5) Tie it directly into nodes: cultural institutions that shape node identity
The node system is the perfect lever to make race/culture feel meaningful without raw stat bonuses.
As nodes grow, they could naturally develop cultural institutions (guild halls, schools, artisan circles, academies, social organizations, traditions) that reflect who actually lives there and what the community chooses to support.
This would create:
- stronger node identity (“this place is known for X”),
- deeper social and economic texture,
- and a reason for different communities to interact and trade.
Most importantly, these institutions should primarily unlock content (access, progression pathways, recipes/services/utility/knowledge systems, social networks), not flat combat power.
6) Keep it open across races — but make it a real commitment
To prevent hard race-locking while keeping identity meaningful, cultural access should be achievable by anyone, but through real investment:
- citizenship decisions,
- reputation building,
- time and community participation,
- potentially relocation or long-term alignment.
That matches AoC’s emphasis on long-term decisions and player-driven world building, and it also encourages mixing players across races rather than separating them.
Why this matters
If races remain purely cosmetic, it’s “safe” for balance, but AoC loses a layer of world depth:
- weaker cultural texture,
- fewer organic reasons for specialization and cooperation,
- less differentiation between nodes beyond geography and politics.

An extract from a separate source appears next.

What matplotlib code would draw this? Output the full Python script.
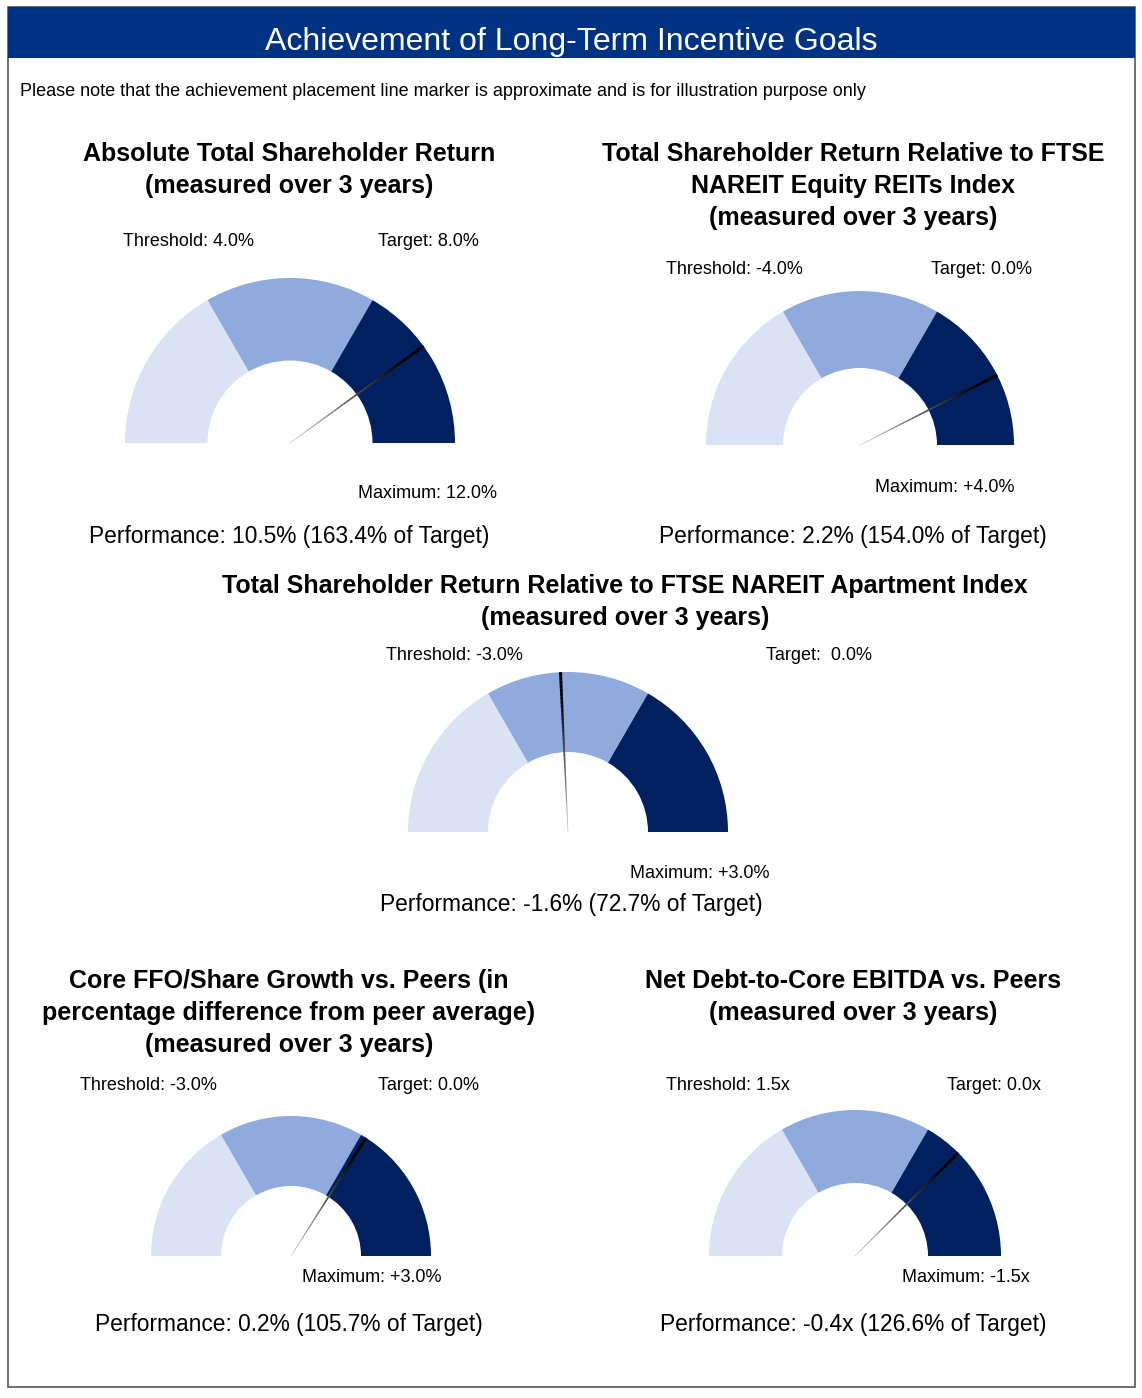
import numpy as np
import matplotlib
matplotlib.use('Agg')
import matplotlib.pyplot as plt
from matplotlib.patches import Wedge, Rectangle
from matplotlib.collections import LineCollection

plt.rcParams['font.family'] = ['Liberation Sans', 'DejaVu Sans']

W, H = 1142, 1398

# chart data
main_title = 'Achievement of Long-Term Incentive Goals'
note = ('Please note that the achievement placement line marker is approximate '
        'and is for illustration purpose only')

gauge_titles = [
    ['Absolute Total Shareholder Return', '(measured over 3 years)'],
    ['Total Shareholder Return Relative to FTSE', 'NAREIT Equity REITs Index',
     '(measured over 3 years)'],
    ['Total Shareholder Return Relative to FTSE NAREIT Apartment Index',
     '(measured over 3 years)'],
    ['Core FFO/Share Growth vs. Peers (in',
     'percentage difference from peer average)', '(measured over 3 years)'],
    ['Net Debt-to-Core EBITDA vs. Peers', '(measured over 3 years)'],
]
threshold_labels = ['Threshold: 4.0%', 'Threshold: -4.0%', 'Threshold: -3.0%',
                    'Threshold: -3.0%', 'Threshold: 1.5x']
target_labels = ['Target: 8.0%', 'Target: 0.0%', 'Target:  0.0%',
                 'Target: 0.0%', 'Target: 0.0x']
maximum_labels = ['Maximum: 12.0%', 'Maximum: +4.0%', 'Maximum: +3.0%',
                  'Maximum: +3.0%', 'Maximum: -1.5x']
performance_labels = ['Performance: 10.5% (163.4% of Target)',
                      'Performance: 2.2% (154.0% of Target)',
                      'Performance: -1.6% (72.7% of Target)',
                      'Performance: 0.2% (105.7% of Target)',
                      'Performance: -0.4x (126.6% of Target)']
# needle placement as share of the dial (0 = left end, 1 = right end)
needle_pos = [0.80, 0.85, 0.485, 0.68, 0.75]
# three equal bands: below threshold, threshold-target, target-maximum
band_sizes = [1, 1, 1]
band_colors = ['#DAE3F3', '#8FAADC', '#002060']

# layout of each panel (pixels)
layout = [
    dict(cx=290, cy=443, r=165, tx=289, ty=154, thx=123, thy=242, tgx=378,
         mx=358, my=494, px=289, py=537),
    dict(cx=860, cy=445, r=154, tx=853, ty=154, thx=666, thy=269, tgx=931,
         mx=875, my=488, px=853, py=537),
    dict(cx=568, cy=832, r=160, tx=625, ty=586, thx=386, thy=656, tgx=766,
         mx=630, my=873, px=571, py=904),
    dict(cx=291, cy=1256, r=140, tx=289, ty=981, thx=80, thy=1085, tgx=378,
         mx=302, my=1278, px=289, py=1324),
    dict(cx=855, cy=1256, r=146, tx=853, ty=981, thx=666, thy=1085, tgx=947,
         mx=902, my=1278, px=853, py=1324),
]

fig = plt.figure(figsize=(W / 100, H / 100), dpi=100)
ax = fig.add_axes([0, 0, 1, 1])
ax.set_xlim(0, W)
ax.set_ylim(H, 0)
ax.axis('off')

# frame and header
ax.add_patch(Rectangle((8, 7), 1127, 1380, facecolor='white',
                       edgecolor='#555555', linewidth=1.2))
ax.add_patch(Rectangle((8, 7), 1127, 51, facecolor='#003283',
                       edgecolor='none'))
ax.text(571, 42, main_title, color='white', fontsize=23,
        ha='center', va='center')
ax.text(20, 92, note, fontsize=13.0, ha='left', va='center')


def draw_gauge(ax, g, pos):
    cx, cy, r = g['cx'], g['cy'], g['r']
    edges = np.concatenate([[0], np.cumsum(band_sizes)]) / np.sum(band_sizes)
    for f0, f1, col in zip(edges[:-1], edges[1:], band_colors):
        a0 = 180 - 180 * f0
        a1 = 180 - 180 * f1
        ax.add_patch(Wedge((cx, cy), r, -a0, -a1, width=r * 0.5,
                           facecolor=col, edgecolor='none'))

    # needle: thin grey at the hub, black and thicker at the rim
    ang = np.radians(180 - 180 * pos)
    n = 40
    rr = np.linspace(0, r, n + 1)
    xs = cx + rr * np.cos(ang)
    ys = cy - rr * np.sin(ang)
    segs = [[(xs[i], ys[i]), (xs[i + 1], ys[i + 1])] for i in range(n)]
    t = np.linspace(0, 1, n)
    shade = np.clip(0.75 - 0.9 * t, 0, 1)
    cols = [(s, s, s) for s in shade]
    lws = 0.4 + 1.8 * t
    ax.add_collection(LineCollection(segs, colors=cols, linewidths=lws,
                                     capstyle='butt', zorder=3))


for i, g in enumerate(layout):
    for k, line in enumerate(gauge_titles[i]):
        ax.text(g['tx'], g['ty'] + 32 * k, line, fontsize=18,
                fontweight='bold', ha='center', va='center')
    ax.text(g['thx'], g['thy'], threshold_labels[i], fontsize=13,
            ha='left', va='center')
    ax.text(g['tgx'], g['thy'], target_labels[i], fontsize=13,
            ha='left', va='center')
    ax.text(g['mx'], g['my'], maximum_labels[i], fontsize=13,
            ha='left', va='center')
    ax.text(g['px'], g['py'], performance_labels[i], fontsize=16.4,
            ha='center', va='center')
    draw_gauge(ax, g, needle_pos[i])

fig.savefig('out.png', dpi=100)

If race/culture instead functions as a content and identity layer (earned through existing systems like reputation/citizenship/nodes), it:
- avoids “best race” metas,
- strengthens the economy and caravan gameplay,
- reinforces node identity and community building,
- and makes the world feel more like a living civilization rather than a themed character select screen.
Closing
I’m not asking for racial stat bonuses or anything that creates a forced meta.
I’m asking for race/culture to have a clear role in the world, ideally through systems AoC is already building: reputation, citizenship, node progression, institutions, quest chains, economy, and social ties.